According to Le Roy, the highest priorities are strengthening the educational framework and facing the college’s financial challenges. He said Calvin wants to be clear and succinct about what it promises so students have an understanding of what they will be gaining by attending the institution. In addition, the strategic plan will assess, measure and evaluate how well graduates have done in meeting the goals of professional competency and values of responsibility and caring.

Matt Kucinski, the college’s media relations manager, said that during the planning process a number of new programs were suggested and “merit further consideration and analysis.” Calvin already has incorporated a new graphic design major, which is cost-neutral, according to Kucinski.

“It will be important to maintain a rigorous process of review of any proposals to add new programs to include not just the merit of the idea, but also the impact on faculty, student enrollment, financial resources and existing programs,” he said.

Calvin’s second priority is establishing a “strong financial footing,” according to Le Roy. Upon arriving at the college in 2012, Le Roy commissioned an independent task force to take a hard look at the financial situation the institution would be facing in the coming years. Between 1997 and 2012, Calvin incurred a long-term debt of $115 million and a short-term debt of $7 million. Although the proportion of debt is not uncommon in academic institutions, the operating budget did not have a debt service payment built into the regimen. As of now, the debt service payment is 6.1 percent of the operating budget and anticipated to increase to 9.2 percent by 2017, with only 0.9 percent built into the existing budget.

The report indicated the financial predicament was a result of trying to use gifts and investment returns to avoid dipping into the operating budget for funds. Some of the factors that contributed to the debt were construction costs that exceeded funds raised by the college, and a negative return on real estate properties.

“There is a whole series of strategies and activities that we will undertake between now and 2017 to help establish that financial footing,” said Le Roy.

Since October 2012, the operating deficit has been reduced from $6.2 million to $4.5 million for the 2013-14 year, and the $7 million in short-term debt was paid in full as of Feb. 1, 2013. The strategic plan also plans to raise $25 million by 2017 to pre-pay principal on long-term debt, which is being accomplished through fundraising.

“The college has been overwhelmed by the positive response already from faithful donors committed to the mission of Calvin College,” said Kucinski.

Calvin also plans to sell non-core real estate assets in addition to fundraising. Kucinski said the college has defined core assets based on investment needed to keep property in good repair, adjacency to campus, current patterns of academic and co-curricular use, and annual net cash flow and depreciation.

“Based on these criteria, the college has listed the Weyhill building, the Glen Oaks East apartment complex and 1320 East Beltline,” said Kucinski. “The college has additional properties they’re considering.”

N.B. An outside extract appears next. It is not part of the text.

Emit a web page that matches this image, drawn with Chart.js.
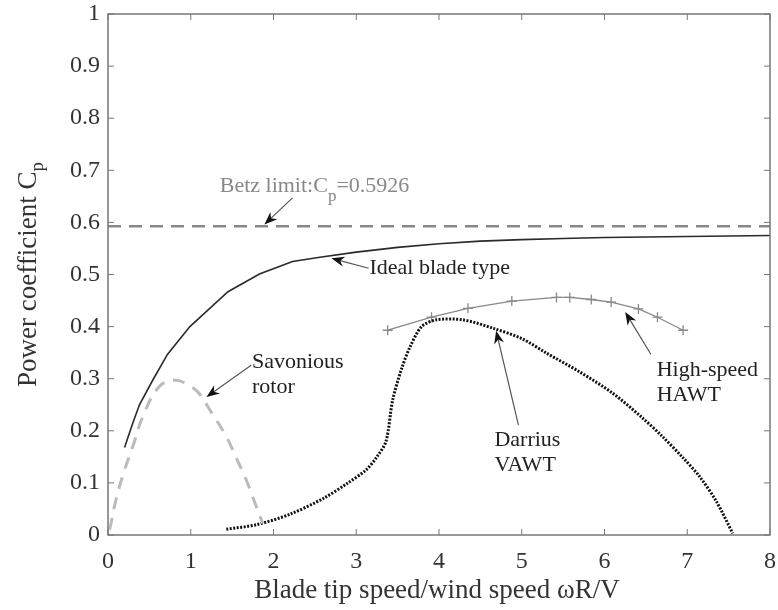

During the 2014-2015 fiscal year, the college plans on selling at least one of the non-core properties, retiring the stand-alone curriculum center, and combining campus events, advancement and conference services into one. According to Kucinski, the curriculum center collection will either be “integrated into the education department or library, or be discontinued if not necessary for accreditation or programmatic content.”

Le Roy said community involvement was instrumental in forming the five-year plan.

“In the end we have a plan that is owned by the community, which I believe is very important,” he said.